Work to do:
Include the line containing "30, 35, 40];" and all lines before it, repeated exactly from the listing below, without pictures.

########################################

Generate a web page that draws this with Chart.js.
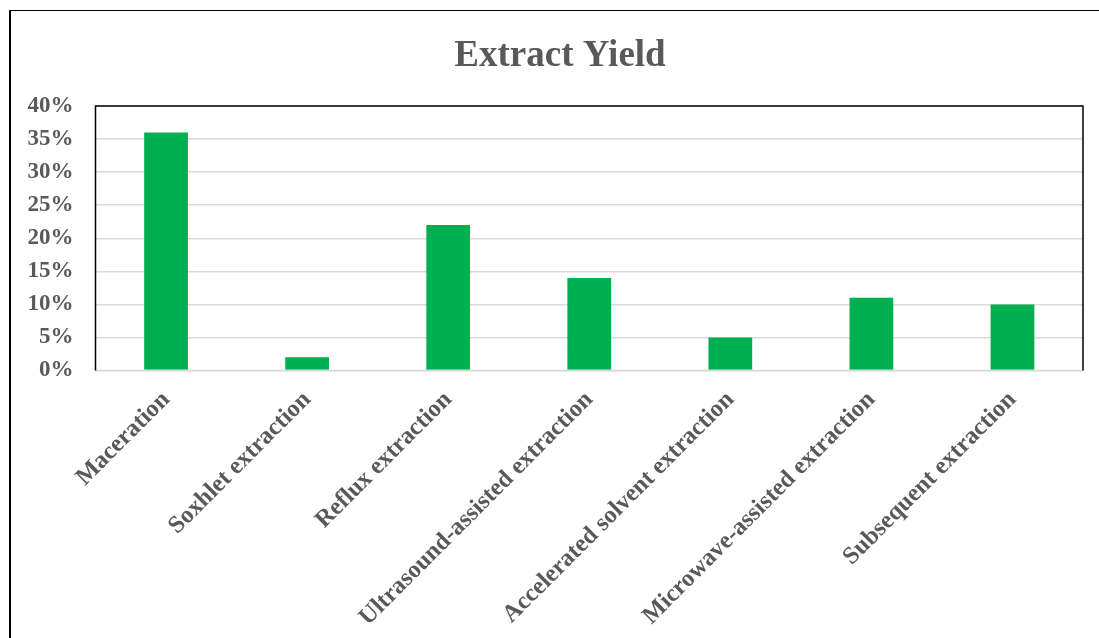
<!DOCTYPE html>
<html>
<head>
<meta charset="utf-8">
<script src="https://cdn.jsdelivr.net/npm/chart.js@4/dist/chart.umd.min.js"></script>
<style>
  html, body { margin: 0; padding: 0; background: #fff; width: 1099px; height: 638px; overflow: hidden; }
  #frame { position: absolute; left: 9px; top: 10px; width: 1100px; height: 640px;
           border-left: 2px solid #000; border-top: 1.5px solid #000; box-sizing: border-box; }
  #c { position: absolute; left: 0; top: 0; }
</style>
</head>
<body>
<div id="frame"></div>
<canvas id="c" width="1099" height="638"></canvas>
<script>
// Extraction methods and their extract yields (%)
const categories = [
  'Maceration',
  'Soxhlet extraction',
  'Reflux extraction',
  'Ultrasound-assisted extraction',
  'Accelerated solvent extraction',
  'Microwave-assisted extraction',
  'Subsequent extraction'
];
const yieldPercent = [36, 2, 22, 14, 5, 11, 10];
const yTicks = [0, 5, 10, 15, 20, 25, 30, 35, 40];

const TEXT = '#595959';
const FONT = '"Liberation Serif", "Times New Roman", serif';

const PAD_LEFT = 24;
const PLOT_LEFT = 95.5;
const PLOT_BOTTOM = 370.5;

// Black frame around the plotting area (top, left, right); baseline stays grey
const plotFrame = {
  id: 'plotFrame',
  afterDatasetsDraw(chart) {
    const a = chart.chartArea;
    const ctx = chart.ctx;
    ctx.save();
    ctx.strokeStyle = '#D9D9D9';
    ctx.lineWidth = 1.5;
    ctx.beginPath();
    ctx.moveTo(a.left, a.bottom);
    ctx.lineTo(a.right, a.bottom);
    ctx.stroke();
    ctx.strokeStyle = '#000';
    ctx.lineWidth = 1.5;
    ctx.beginPath();
    ctx.moveTo(a.left, a.bottom);
    ctx.lineTo(a.left, a.top);
    ctx.lineTo(a.right, a.top);
    ctx.lineTo(a.right, a.bottom);
    ctx.stroke();
    ctx.restore();
  }
};

new Chart(document.getElementById('c'), {
  type: 'bar',
  data: {
    labels: categories,
    datasets: [{
      label: 'Extract Yield',
      data: yieldPercent,
      backgroundColor: '#00B050',
      borderWidth: 0,
      barPercentage: 0.31,
      categoryPercentage: 1.0
    }]
  },
  options: {
    responsive: false,
    animation: false,
    layout: { padding: { left: PAD_LEFT, right: 3, top: 10, bottom: 0 } },
    plugins: {
      legend: { display: false },
      tooltip: { enabled: false },
      title: {
        display: true,
        text: 'Extract Yield',
        color: TEXT,
        font: { family: FONT, size: 37, weight: 'bold' },
        padding: { top: 23.8, bottom: 27.8 }
      }
    },
    scales: {
      x: {
        grid: { display: false, drawTicks: false },
        border: { display: false },
        ticks: {
          color: TEXT,
          font: { family: FONT, size: 24.5, weight: 'bold' },
          minRotation: 45,
          maxRotation: 45,
          padding: 15,
          autoSkip: false
        },
        afterFit(scale) { scale.height = 638 - PLOT_BOTTOM; }
      },
      y: {
        min: 0,
        max: 40,
        afterBuildTicks(scale) { scale.ticks = yTicks.map(v => ({ value: v })); },
        grid: { color: '#D9D9D9', lineWidth: 1.5, drawTicks: false },
        border: { display: false },
        ticks: {
          color: TEXT,
          font: { family: FONT, size: 23, weight: 'bold' },
          padding: 22,
          callback: v => v + '%'
        },
        afterFit(scale) { scale.width = PLOT_LEFT - PAD_LEFT; }
      },
      // empty right-hand spacer keeps the plot frame clear of the chart edge
      spacer: {
        type: 'linear',
        position: 'right',
        grid: { display: false, drawTicks: false },
        border: { display: false },
        ticks: { display: false },
        afterFit(scale) { scale.width = 13; }
      }
    }
  },
  plugins: [plotFrame]
});
</script>
</body>
</html>
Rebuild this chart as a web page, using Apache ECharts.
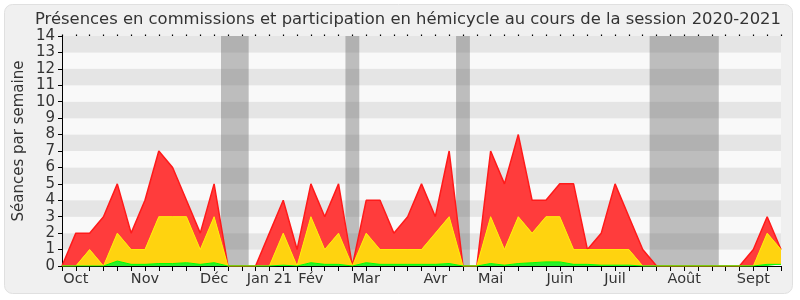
<!DOCTYPE html>
<html>
<head>
<meta charset="utf-8">
<script src="https://cdn.jsdelivr.net/npm/echarts@6/dist/echarts.min.js"></script>
<style>
html,body{margin:0;padding:0;background:#ffffff;}
#c{width:800px;height:300px;}
</style>
</head>
<body>
<div id="c"></div>
<script>
// Week categories (53 weeks), month tick labels at their first week
const weekLabels = ['', 'Oct', '', '', '', '', 'Nov', '', '', '', '', 'Déc', '', '', '', 'Jan 21', '', '', 'Fév', '', '', '', 'Mar', '', '', '', '', 'Avr', '', '', '', 'Mai', '', '', '', '', 'Juin', '', '', '', 'Juil', '', '', '', '', 'Août', '', '', '', '', 'Sept', '', ''];

// Stacked components per week
const green = [0,0,0,0,0.3,0.1,0.1,0.15,0.15,0.2,0.1,0.2,0, 0,0,0,0.05,0,0.2,0.1,0.1,0,0.2,0.1,0.1,0.1,0.1,0.1,0.15,0,0, 0.15,0.05,0.15,0.2,0.25,0.25,0.1,0.1,0.05,0.05,0.05, 0,0,0,0,0,0,0,0,0, 0.1,0.1];
const yellow = [0,0,1,0,1.7,0.9,0.9,2.85,2.85,2.8,0.9,2.8,0, 0,0,0,1.95,0,2.8,0.9,1.9,0,1.8,0.9,0.9,0.9,0.9,1.9,2.85,0,0, 2.85,0.95,2.85,1.8,2.75,2.75,0.9,0.9,0.95,0.95,0.95, 0,0,0,0,0,0,0,0,0, 1.9,0.9];
const red = [0,2,1,3,3,1,3,4,3,1,1,2,0, 0,0,2,2,1,2,2,3,0,2,3,1,2,4,1,4,0,0, 4,4,5,2,1,2,4,0,1,4,2, 1,0,0,0,0,0,0,0,1, 1,0];

// Vacation periods (in week positions)
const vacations = [[11.5, 13.5], [20.5, 21.5], [28.5, 29.5], [42.5, 47.5]];

const yTicks = [0,1,2,3,4,5,6,7,8,9,10,11,12,13,14];
const yName = 'Séances par semaine';

const chart = echarts.init(document.getElementById('c'), null, {renderer: 'canvas'});
const FONT = 'DejaVu Sans';

chart.setOption({
  animation: false,
  backgroundColor: 'transparent',
  textStyle: {fontFamily: FONT},
  graphic: [{
    type: 'rect', z: -10, silent: true,
    shape: {x: 4.5, y: 4.5, width: 788, height: 289, r: 8},
    style: {fill: '#f0f0f0', stroke: '#e0e0e0', lineWidth: 1}
  }, {
    type: 'text', silent: true, x: 19, y: 141, rotation: Math.PI / 2,
    style: {text: yName, fontFamily: FONT, fontSize: 15, fill: '#333', align: 'center', verticalAlign: 'middle'}
  }],
  title: {
    text: 'Présences en commissions et participation en hémicycle au cours de la session 2020-2021',
    left: 30, top: 7,
    textStyle: {fontFamily: FONT, fontSize: 16.4, fontWeight: 'normal', color: '#333'}
  },
  grid: {left: 62, right: 19, top: 36, bottom: 34, containLabel: false},
  xAxis: [{
    type: 'category', data: weekLabels, boundaryGap: false, position: 'bottom',
    axisLine: {show: true, lineStyle: {color: '#000', width: 1}},
    axisTick: {show: true, interval: 0, length: 5, lineStyle: {color: '#000'}},
    axisLabel: {interval: 0, margin: 6, fontFamily: FONT, fontSize: 14.5, color: '#333'},
    splitLine: {show: false}
  }, {
    type: 'category', data: weekLabels, boundaryGap: false, position: 'top',
    axisLine: {show: false},
    axisTick: {show: true, interval: 0, length: 1.5, lineStyle: {color: '#000', width: 1.2}},
    axisLabel: {show: false},
    splitLine: {show: false}
  }, {
    type: 'value', min: 0, max: weekLabels.length - 1, show: false
  }],
  yAxis: {
    type: 'value', min: yTicks[0], max: yTicks[yTicks.length - 1], interval: 1,
    axisLine: {show: true, lineStyle: {color: '#000'}},
    axisTick: {show: true, length: 4, lineStyle: {color: '#000'}},
    axisLabel: {margin: 7, fontFamily: FONT, fontSize: 15, color: '#333'},
    splitLine: {show: false},
    splitArea: {show: true, areaStyle: {color: ['#f9f9f9', '#e5e5e5']}}
  },
  series: [{
    type: 'line', xAxisIndex: 2, data: [], silent: true, z: 1,
    markArea: {
      silent: true,
      itemStyle: {color: 'rgba(100,100,100,0.4)'},
      data: vacations.map(v => [{xAxis: v[0]}, {xAxis: v[1]}])
    }
  }, {
    name: 'green', type: 'line', stack: 'all', data: green, symbol: 'none', z: 4,
    lineStyle: {color: '#00ff00', width: 1},
    areaStyle: {color: '#2af02a', opacity: 1}
  }, {
    name: 'yellow', type: 'line', stack: 'all', data: yellow, symbol: 'none', z: 3,
    lineStyle: {color: '#ffee00', width: 1},
    areaStyle: {color: '#ffd30f', opacity: 1}
  }, {
    name: 'red', type: 'line', stack: 'all', data: red, symbol: 'none', z: 2,
    lineStyle: {color: '#ff1a1a', width: 1.5},
    areaStyle: {color: '#ff3c3c', opacity: 1}
  }]
});
</script>
</body>
</html>
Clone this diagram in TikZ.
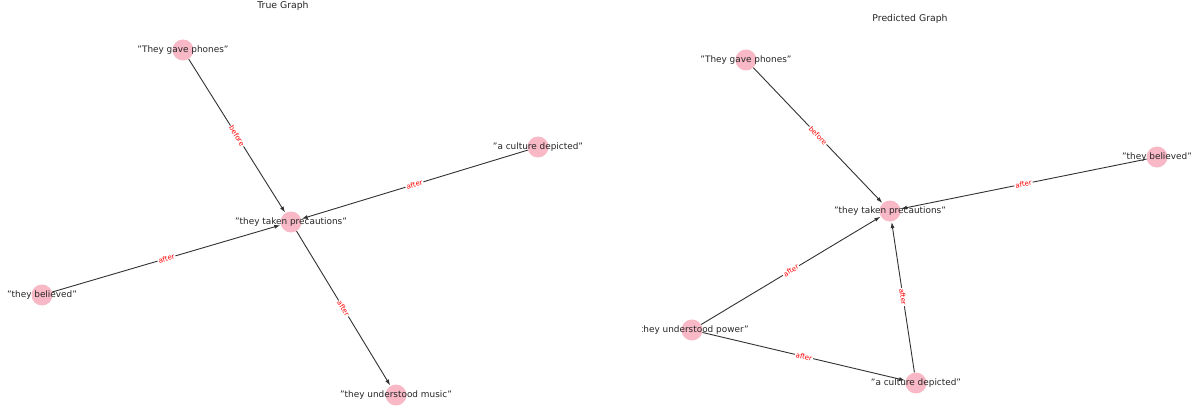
\documentclass[tikz,border=0pt]{standalone}
\usepackage{fontspec}
\setmainfont{DejaVu Sans}
\usetikzlibrary{arrows.meta}
\definecolor{nodepink}{RGB}{248,184,198}
\definecolor{edgecol}{RGB}{50,50,50}
\tikzset{
  vert/.style={circle, fill=nodepink, minimum size=21pt, inner sep=0pt},
  vlabel/.style={font=\fontsize{8.9}{10}\selectfont, text=black!85, inner sep=0pt},
  edge/.style={draw=edgecol, line width=0.9pt, -{Latex[length=6pt,width=4pt]}, shorten >=0.5pt},
  elabel/.style={midway, sloped, fill=white, inner sep=1pt, text=red, font=\fontsize{7}{8}\selectfont},
  title/.style={font=\fontsize{9.3}{10}\selectfont, text=black!85}
}
\begin{document}
\begin{tikzpicture}[x=1pt,y=-1pt]
\useasboundingbox[fill=white] (0,0) rectangle (1191,409);
% titles
\node[title] (t1) at (283,6) {True Graph};
\node[title] (t2) at (910,19) {Predicted Graph};
% ---------- True graph ----------
\node[vert] (A) at (183,50) {};
\node[vert] (T) at (291,222) {};
\node[vert] (C) at (538,147) {};
\node[vert] (B) at (42,295) {};
\node[vert] (M) at (396,395) {};
\draw[edge] (A) -- (T) node[elabel] {before};
\draw[edge] (C) -- (T) node[elabel] {after};
\draw[edge] (B) -- (T) node[elabel] {after};
\draw[edge] (T) -- (M) node[elabel] {after};
\node[vlabel] (lA) at (183,50) {"They gave phones"};
\node[vlabel] (lT) at (291,222) {"they taken precautions"};
\node[vlabel] (lC) at (538,147) {"a culture depicted"};
\node[vlabel] (lB) at (42,295) {"they believed"};
\node[vlabel] (lM) at (396,395) {"they understood music"};
% ---------- Predicted graph ----------
\node[vert] (A2) at (746,60) {};
\node[vert] (T2) at (890,211) {};
\node[vert] (B2) at (1157,157) {};
\node[vert] (P) at (692,330) {};
\node[vert] (D) at (916,383) {};
\draw[edge] (A2) -- (T2) node[elabel] {before};
\draw[edge] (B2) -- (T2) node[elabel] {after};
\draw[edge] (P) -- (T2) node[elabel] {after};
\draw[edge] (P) -- (D) node[elabel] {after};
\draw[edge] (D) -- (T2) node[elabel] {after};
\node[vlabel] (lA2) at (746,60) {"They gave phones"};
\node[vlabel] (lT2) at (890,211) {"they taken precautions"};
\node[vlabel] (lB2) at (1157,157) {"they believed"};
\begin{scope}
\clip (642,0) rectangle (1191,409);
\node[vlabel] (lP) at (692,330) {"they understood power"};
\end{scope}
\node[vlabel] (lD) at (916,383) {"a culture depicted"};
\end{tikzpicture}
\end{document}
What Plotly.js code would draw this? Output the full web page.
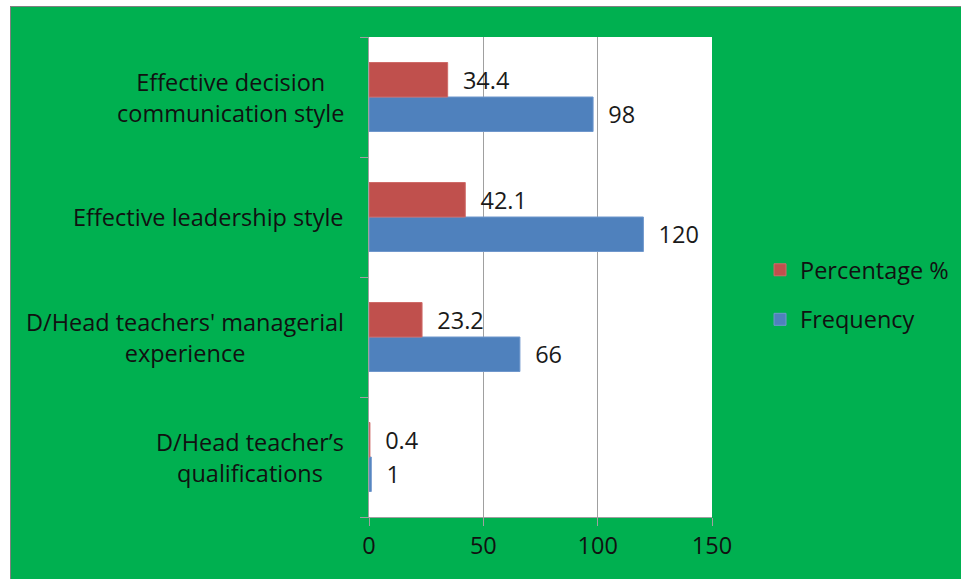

########################################

The answer:
Generate a web page that draws this with Chart.js.
<!DOCTYPE html>
<html>
<head>
<meta charset="utf-8">
<script src="https://cdn.jsdelivr.net/npm/chart.js@4/dist/chart.umd.min.js"></script>
<style>
  html, body { margin: 0; padding: 0; background: #fff; width: 1099px; height: 638px; overflow: hidden; }
  #frame { position: absolute; left: 9px; top: 10px; width: 1100px; height: 640px;
           border-left: 2px solid #000; border-top: 1.5px solid #000; box-sizing: border-box; }
  #c { position: absolute; left: 0; top: 0; }
</style>
</head>
<body>
<div id="frame"></div>
<canvas id="c" width="1099" height="638"></canvas>
<script>
// Extraction methods and their extract yields (%)
const categories = [
  'Maceration',
  'Soxhlet extraction',
  'Reflux extraction',
  'Ultrasound-assisted extraction',
  'Accelerated solvent extraction',
  'Microwave-assisted extraction',
  'Subsequent extraction'
];
const yieldPercent = [36, 2, 22, 14, 5, 11, 10];
const yTicks = [0, 5, 10, 15, 20, 25, 30, 35, 40];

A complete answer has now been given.